Joffrey Ballet Restages The Nutcracker in 1893 Chicago

The friendly picture of hardworking friends and family sharing genuine kinship and the American Dream around a merry hearth fire made its way into this late 1800s classic.

By Jessica Choe

In the spirit of Jane Austen’s eternal words, it is a truth universally acknowledged that a single child in possession of two doting parents must have been dragged off to unwillingly watch The Nutcracker on Christmas eve and walked away entranced by the performance. Most of these children probably even entertained budding dreams of becoming ballerinas only to have those hopes mercilessly crushed at an after-school gymnastics program.

Stemming from that needlessly specific flashback, the Joffrey Ballet’s performance of The Nutcracker last Saturday was infused with nostalgia and marbled with contemporary twists that humorously adapted the traditional performance to a 21st century audience.

Choreographed by Christopher Wheeldon, The Nutcracker was set during the World’s Columbian Exposition of 1893, a decision I thought was fantastic. It directly touched local audience members who felt kinship over the familiar setting—their own Windy City. The newspaper backdrop with headlines proudly announcing the Chicago World’s Fair not only excited the children in attendance with flashy lights around a recognizable name but also appealed to adults as an interesting rework of a classic. 

Naturally, choosing a different setting for the ballet also involved changing the characters and their socioeconomic statuses. Instead of keeping Marie’s (originally Clara’s) family in an elite upper class, Wheeldon transformed them into a working class, immigrant family in order to demonstrate the crucial role immigrants played in building Chicago. In this way, the friendly picture of hardworking friends and relatives sharing genuine kinship and the American dream around a merry hearth fire made its way into this late 1800s classic. In addition, the political implication did not pass over the crowd’s head but was well received.

Moreover, Wheeldon’s Nutcracker was child-friendly both behind the curtains and on stage. The delighted squealing of children in the crowd was audible after several of the funnier scenes, such as ones including the tricky walnuts or the comically crazy Buffalo Bill. Onstage, the production itself shined a spotlight on child ballerinas. The walnuts drew laughs from young and old alike as pea sized soldiers cut pea-sized walnuts apart in cute synchronization. One walnut and soldier pair especially pleased the crowd with their Tom and Jerry antics that eventually ended with the walnut running away from its mini soldier counterpart. Junior snowflake dances were synchronized in funny and captivating sequences, which couldn’t help but make me wonder how difficult it must have been for kids of such age to exhibit such disciplined performance. It was simultaneously impressive and adorable.
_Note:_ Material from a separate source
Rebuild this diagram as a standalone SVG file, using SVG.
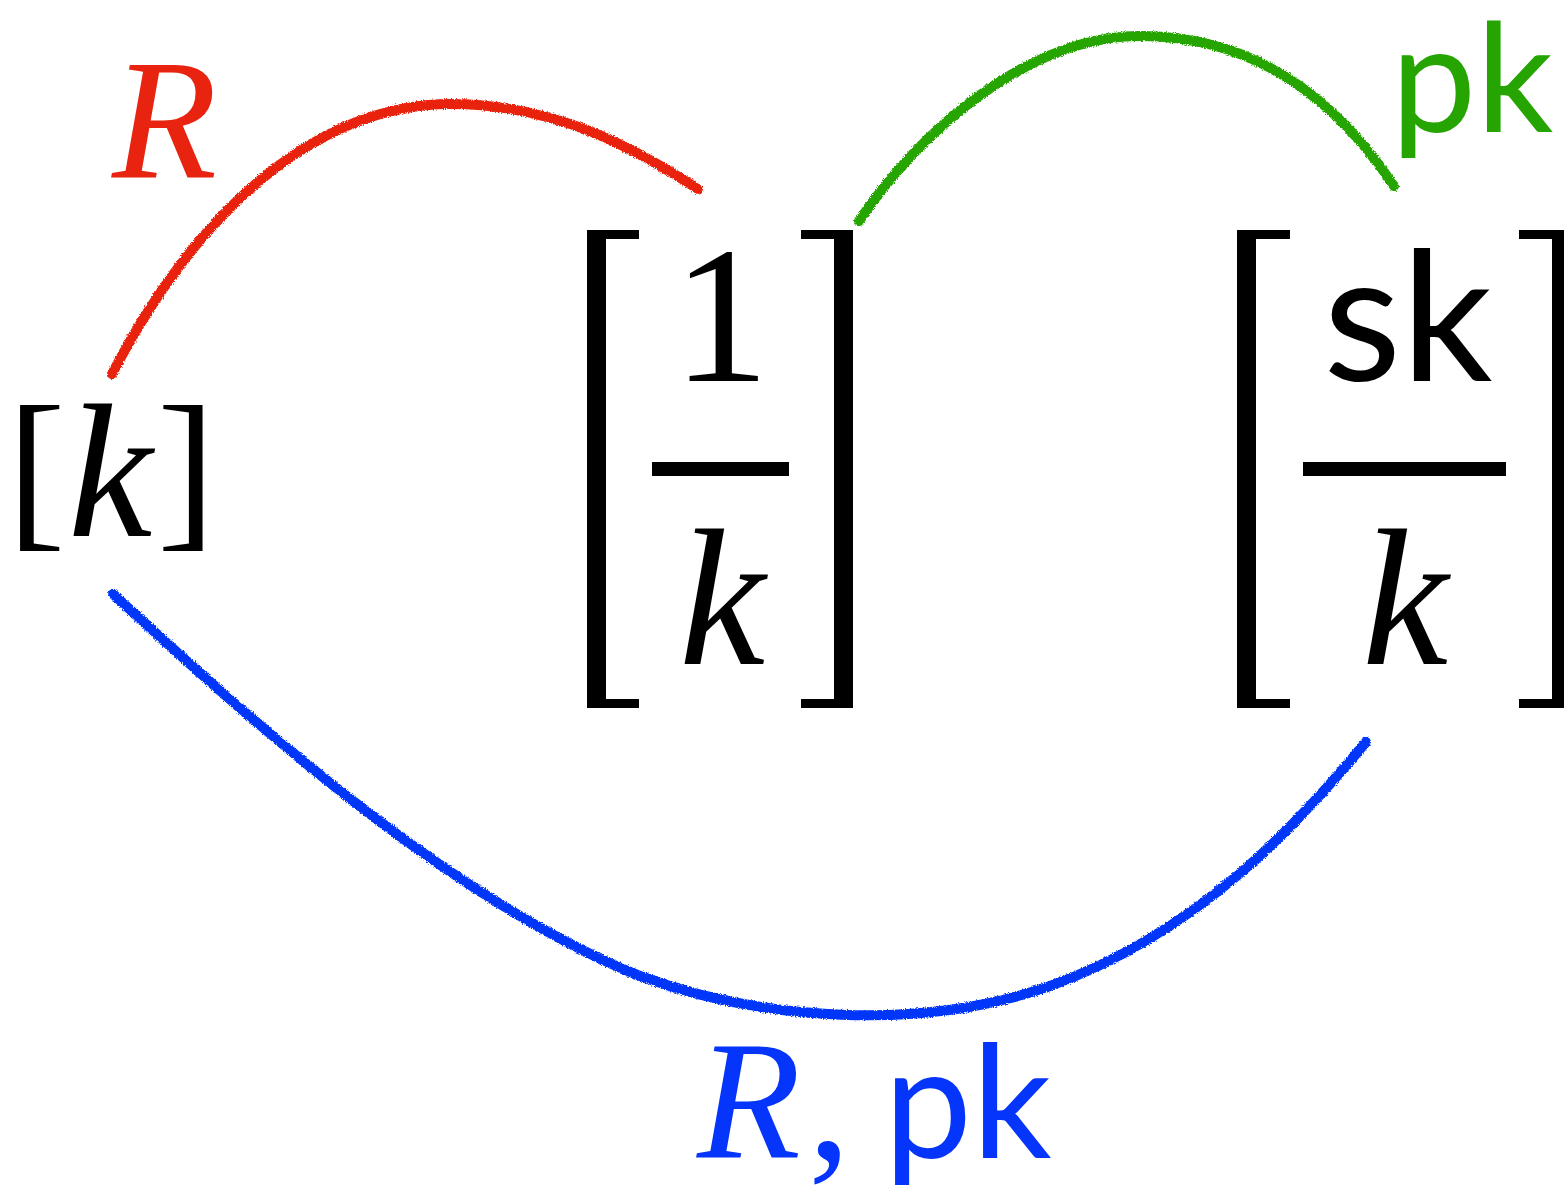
<svg xmlns="http://www.w3.org/2000/svg" width="1564" height="1193" viewBox="0 0 1564 1193">
<style>
.crayon{fill:none;stroke-width:10;stroke-linecap:round;filter:url(#rough);}
.blk{fill:#000;}
</style>
<defs>
<filter id="rough" x="-10%" y="-10%" width="120%" height="120%">
<feTurbulence type="fractalNoise" baseFrequency="0.9" numOctaves="2" seed="3" result="n"/>
<feDisplacementMap in="SourceGraphic" in2="n" scale="4" xChannelSelector="R" yChannelSelector="G"/>
</filter>
</defs>
<rect width="1564" height="1193" fill="#fff"/>
<g id="connectors">
<path id="edge-R" class="crayon" stroke="#E8230F" d="M112,374 C200,205 320,105 450,104 C560,104 640,152 698,189"/>
<path id="edge-pk" class="crayon" stroke="#25A402" d="M859,221 C920,130 1030,36 1140,36 C1260,36 1340,105 1394,186"/>
<path id="edge-Rpk" class="crayon" stroke="#0535FA" d="M113,594 C250,720 450,900 640,976 C760,1020 920,1032 1050,986 C1200,932 1300,822 1366,742"/>
</g>
<g id="label-R"><text font-family="'Liberation Serif', 'Times New Roman', serif" font-style="italic" x="112" y="177" font-size="172" fill="#E8230F">R</text></g>
<g id="label-pk"><text font-family="Lato, 'Open Sans', sans-serif" x="1391" y="132" font-size="152" fill="#25A402">pk</text></g>
<g id="label-Rpk">
<text font-family="'Liberation Serif', 'Times New Roman', serif" font-style="italic" x="697" y="1158" font-size="170" fill="#0535FA">R</text>
<text font-family="'Liberation Serif', 'Times New Roman', serif" x="808" y="1158" font-size="170" fill="#0535FA">,</text>
<text font-family="Lato, 'Open Sans', sans-serif" x="884" y="1158" font-size="157" fill="#0535FA">pk</text>
</g>
<g id="node-k">
<text font-family="'Liberation Serif', 'Times New Roman', serif" x="7" y="527" font-size="176">[</text>
<text font-family="'Liberation Serif', 'Times New Roman', serif" font-style="italic" x="68" y="536" font-size="190">k</text>
<text font-family="'Liberation Serif', 'Times New Roman', serif" x="157" y="527" font-size="176">]</text>
</g>
<g id="node-one-over-k">
<path class="blk" d="M587,230 H639 V239 H606 V699 H639 V708 H587 Z"/>
<path class="blk" d="M853,230 H801 V239 H834 V699 H801 V708 H853 Z"/>
<text font-family="'Liberation Serif', 'Times New Roman', serif" x="721" y="381" font-size="194" text-anchor="middle">1</text>
<rect class="blk" x="652" y="462" width="137" height="14"/>
<text font-family="'Liberation Serif', 'Times New Roman', serif" font-style="italic" x="722" y="664" font-size="194" text-anchor="middle">k</text>
</g>
<g id="node-sk-over-k">
<path class="blk" d="M1237,230 H1290 V239 H1256 V699 H1290 V708 H1237 Z"/>
<path class="blk" d="M1571,230 H1519 V239 H1552 V699 H1519 V708 H1571 Z"/>
<text font-family="Lato, 'Open Sans', sans-serif" x="1408" y="381" font-size="180" text-anchor="middle">sk</text>
<rect class="blk" x="1303" y="462" width="203" height="14"/>
<text font-family="'Liberation Serif', 'Times New Roman', serif" font-style="italic" x="1405" y="664" font-size="194" text-anchor="middle">k</text>
</g>
</svg>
The only aspect of Wheeldon’s Nutcracker that failed to impress me were the cultural scenes when Marie is exposed to the world outside of Chicago through several exotic exhibits. In the past, The Nutcracker has faced accusations of cultural appropriation for such scenes. Stereotypical portrayals of Arabian, Spanish, and Chinese culture that were acceptable in the late 1800s have not aged well in the politically correct culture of the 21st century. I was disappointed to find that there wasn’t much change in these areas, with some blatant stereotypes still paradong across the stage as a means of representing a culture. Keeping the time frame of this adaptation in mind, I would have appreciated a little less leaning on clichés and some more attention to depth. Speaking to my Asian background, the representative props on stage for the Asian pavilion seemed rather superficial and flamboyant. It might have helped to have an Asian dancer performing the Asian pavilion.

Besides that, The Nutcracker still accomplishes its ultimate goal: to communicate “the value of love, the need for hope and the comfort of family, no matter where you are from, or what type of family you have,” as expressed by Brian Selznick, story adaptation author and illustrator of children’s books including The Invention of Hugo Cabret. Through its unique background that hits close to home, the humor and wit intertwined in the fusion of history and tradition, as well as the trust and discipline of its ballerinas, Wheeldon’s Nutcracker is a force to be reckoned with. It is a must-see for the Christmas holiday—maybe you’ll walk out with a budding dream, too?